Sin embargo, las disparidades en la incorporación del progreso técnico arrojarían
como resultado, de no mediar una reducción significativa en la intensidad energética y
en renovabilidad y limpieza de la energía consumida, que los países en desarrollo sean
responsables de más de tres cuartas partes del incremento de las emisiones globales de CO2 hacia
el 2030. Así, su participación en las emisiones globales pasaría de un 39% en la
actualidad a un 52% en el 2030.

América Latina y el Caribe presentan, en su conjunto, un considerable superávit en la
producción de crudo y gas. Sin embargo, los recursos energéticos con los que cuenta la
región están concentrados en muy pocos países. Por ello deben valorarse las propuestas
de cooperación regionales dirigidas a garantizar y facilitar el suministro de los recursos energéticos
e impulsar el desarrollo de energías renovables, así como su uso más eficiente.

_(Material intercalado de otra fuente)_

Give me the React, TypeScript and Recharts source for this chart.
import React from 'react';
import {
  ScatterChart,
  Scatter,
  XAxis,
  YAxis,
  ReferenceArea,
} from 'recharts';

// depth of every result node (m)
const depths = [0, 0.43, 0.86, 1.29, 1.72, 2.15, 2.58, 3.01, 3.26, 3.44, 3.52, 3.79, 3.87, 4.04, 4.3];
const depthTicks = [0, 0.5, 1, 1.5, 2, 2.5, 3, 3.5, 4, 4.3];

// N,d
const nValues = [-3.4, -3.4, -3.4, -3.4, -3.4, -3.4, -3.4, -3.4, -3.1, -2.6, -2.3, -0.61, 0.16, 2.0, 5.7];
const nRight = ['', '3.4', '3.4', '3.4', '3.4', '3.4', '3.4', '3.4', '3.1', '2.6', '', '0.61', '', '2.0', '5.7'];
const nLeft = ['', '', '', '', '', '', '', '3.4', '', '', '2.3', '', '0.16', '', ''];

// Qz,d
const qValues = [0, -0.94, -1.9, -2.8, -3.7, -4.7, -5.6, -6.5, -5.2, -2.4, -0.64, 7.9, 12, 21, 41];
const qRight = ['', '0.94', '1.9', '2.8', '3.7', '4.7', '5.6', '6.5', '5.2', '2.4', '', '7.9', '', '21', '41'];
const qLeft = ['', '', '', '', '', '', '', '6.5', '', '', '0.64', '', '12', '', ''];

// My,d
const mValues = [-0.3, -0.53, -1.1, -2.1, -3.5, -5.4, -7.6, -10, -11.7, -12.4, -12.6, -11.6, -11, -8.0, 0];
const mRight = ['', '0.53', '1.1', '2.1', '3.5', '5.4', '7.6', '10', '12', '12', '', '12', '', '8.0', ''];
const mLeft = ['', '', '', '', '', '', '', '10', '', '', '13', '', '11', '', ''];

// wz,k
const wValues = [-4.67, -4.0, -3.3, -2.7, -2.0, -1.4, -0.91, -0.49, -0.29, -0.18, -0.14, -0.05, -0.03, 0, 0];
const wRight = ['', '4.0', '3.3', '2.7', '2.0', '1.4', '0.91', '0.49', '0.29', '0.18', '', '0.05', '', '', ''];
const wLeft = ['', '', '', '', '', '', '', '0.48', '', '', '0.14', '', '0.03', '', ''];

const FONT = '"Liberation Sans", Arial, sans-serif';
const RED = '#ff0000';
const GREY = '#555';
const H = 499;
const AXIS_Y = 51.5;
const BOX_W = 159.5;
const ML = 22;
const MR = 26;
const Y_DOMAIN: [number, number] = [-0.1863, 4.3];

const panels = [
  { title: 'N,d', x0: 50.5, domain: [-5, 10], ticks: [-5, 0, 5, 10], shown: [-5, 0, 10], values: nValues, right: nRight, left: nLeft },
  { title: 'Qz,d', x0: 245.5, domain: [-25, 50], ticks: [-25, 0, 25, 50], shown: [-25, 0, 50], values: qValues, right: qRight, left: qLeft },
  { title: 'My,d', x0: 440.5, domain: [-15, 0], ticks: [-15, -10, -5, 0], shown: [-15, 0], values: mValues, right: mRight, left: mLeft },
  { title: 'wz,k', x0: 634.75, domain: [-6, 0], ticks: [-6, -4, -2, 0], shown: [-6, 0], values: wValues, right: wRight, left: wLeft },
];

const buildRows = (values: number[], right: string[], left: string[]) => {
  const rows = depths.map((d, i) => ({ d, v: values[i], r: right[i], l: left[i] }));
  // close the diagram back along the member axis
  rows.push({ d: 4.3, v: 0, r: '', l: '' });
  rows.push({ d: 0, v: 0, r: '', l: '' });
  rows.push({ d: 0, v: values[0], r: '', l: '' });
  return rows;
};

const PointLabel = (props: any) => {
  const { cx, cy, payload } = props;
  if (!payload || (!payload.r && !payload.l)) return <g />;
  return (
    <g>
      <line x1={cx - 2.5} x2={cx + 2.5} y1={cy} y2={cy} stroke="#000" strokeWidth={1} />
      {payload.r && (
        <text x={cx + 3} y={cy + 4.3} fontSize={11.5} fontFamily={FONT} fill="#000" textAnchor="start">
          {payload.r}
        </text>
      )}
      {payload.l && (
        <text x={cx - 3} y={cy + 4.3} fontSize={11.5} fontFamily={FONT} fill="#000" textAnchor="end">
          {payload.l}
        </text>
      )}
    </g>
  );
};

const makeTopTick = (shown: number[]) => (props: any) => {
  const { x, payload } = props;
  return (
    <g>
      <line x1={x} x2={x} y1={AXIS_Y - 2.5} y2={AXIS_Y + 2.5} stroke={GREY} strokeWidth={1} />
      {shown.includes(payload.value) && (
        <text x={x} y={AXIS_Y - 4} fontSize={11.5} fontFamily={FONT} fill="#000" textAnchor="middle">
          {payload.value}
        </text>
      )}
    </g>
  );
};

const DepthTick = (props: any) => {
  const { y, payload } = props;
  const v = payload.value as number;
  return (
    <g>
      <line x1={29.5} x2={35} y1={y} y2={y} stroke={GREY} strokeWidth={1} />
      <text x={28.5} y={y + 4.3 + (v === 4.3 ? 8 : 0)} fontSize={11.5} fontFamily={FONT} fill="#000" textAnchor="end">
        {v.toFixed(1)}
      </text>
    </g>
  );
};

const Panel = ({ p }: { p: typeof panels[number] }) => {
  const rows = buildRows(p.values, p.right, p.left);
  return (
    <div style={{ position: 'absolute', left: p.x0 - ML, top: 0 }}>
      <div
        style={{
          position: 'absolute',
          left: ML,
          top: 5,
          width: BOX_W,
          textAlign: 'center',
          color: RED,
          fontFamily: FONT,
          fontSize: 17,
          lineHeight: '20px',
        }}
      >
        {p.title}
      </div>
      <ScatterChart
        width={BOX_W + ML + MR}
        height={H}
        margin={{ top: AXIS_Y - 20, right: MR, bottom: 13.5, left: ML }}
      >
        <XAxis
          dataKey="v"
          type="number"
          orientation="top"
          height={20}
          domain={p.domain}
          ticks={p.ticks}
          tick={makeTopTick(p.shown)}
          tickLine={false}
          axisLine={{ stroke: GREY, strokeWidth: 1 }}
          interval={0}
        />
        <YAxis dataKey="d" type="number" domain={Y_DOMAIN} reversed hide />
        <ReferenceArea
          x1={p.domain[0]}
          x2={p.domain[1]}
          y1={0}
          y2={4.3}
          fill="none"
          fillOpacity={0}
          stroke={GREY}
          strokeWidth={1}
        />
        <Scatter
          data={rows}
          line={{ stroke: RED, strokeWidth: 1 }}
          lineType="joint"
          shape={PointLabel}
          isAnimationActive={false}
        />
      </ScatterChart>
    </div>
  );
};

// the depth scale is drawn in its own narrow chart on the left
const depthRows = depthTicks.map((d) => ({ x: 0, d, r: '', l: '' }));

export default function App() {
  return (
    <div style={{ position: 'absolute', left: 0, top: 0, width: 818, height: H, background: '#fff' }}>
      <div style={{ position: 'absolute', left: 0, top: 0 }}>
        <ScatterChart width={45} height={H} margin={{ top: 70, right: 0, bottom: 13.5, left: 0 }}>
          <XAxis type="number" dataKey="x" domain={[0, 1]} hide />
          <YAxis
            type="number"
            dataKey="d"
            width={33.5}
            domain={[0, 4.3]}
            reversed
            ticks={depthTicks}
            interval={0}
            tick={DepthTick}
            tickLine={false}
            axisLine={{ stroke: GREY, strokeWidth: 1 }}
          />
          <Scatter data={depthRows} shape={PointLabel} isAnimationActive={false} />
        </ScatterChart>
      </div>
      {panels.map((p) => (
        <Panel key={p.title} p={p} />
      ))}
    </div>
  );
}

La integración energética en la región puede ser un mecanismo decisivo para un
mejor posicionamiento geopolítico de la región en el escenario internacional. Para lograrlo,
es fundamental la construcción de una infraestructura adecuada, y disponer de un esquema institucional
que reglamente la forma en que operará dicha infraestructura. Precisamente, el diseño de
los mecanismos técnicos, así como institucionales, para la construcción de un mercado
común energético en la región es aún un desafío para poder concretar
esa voluntad política que prevalece en la región.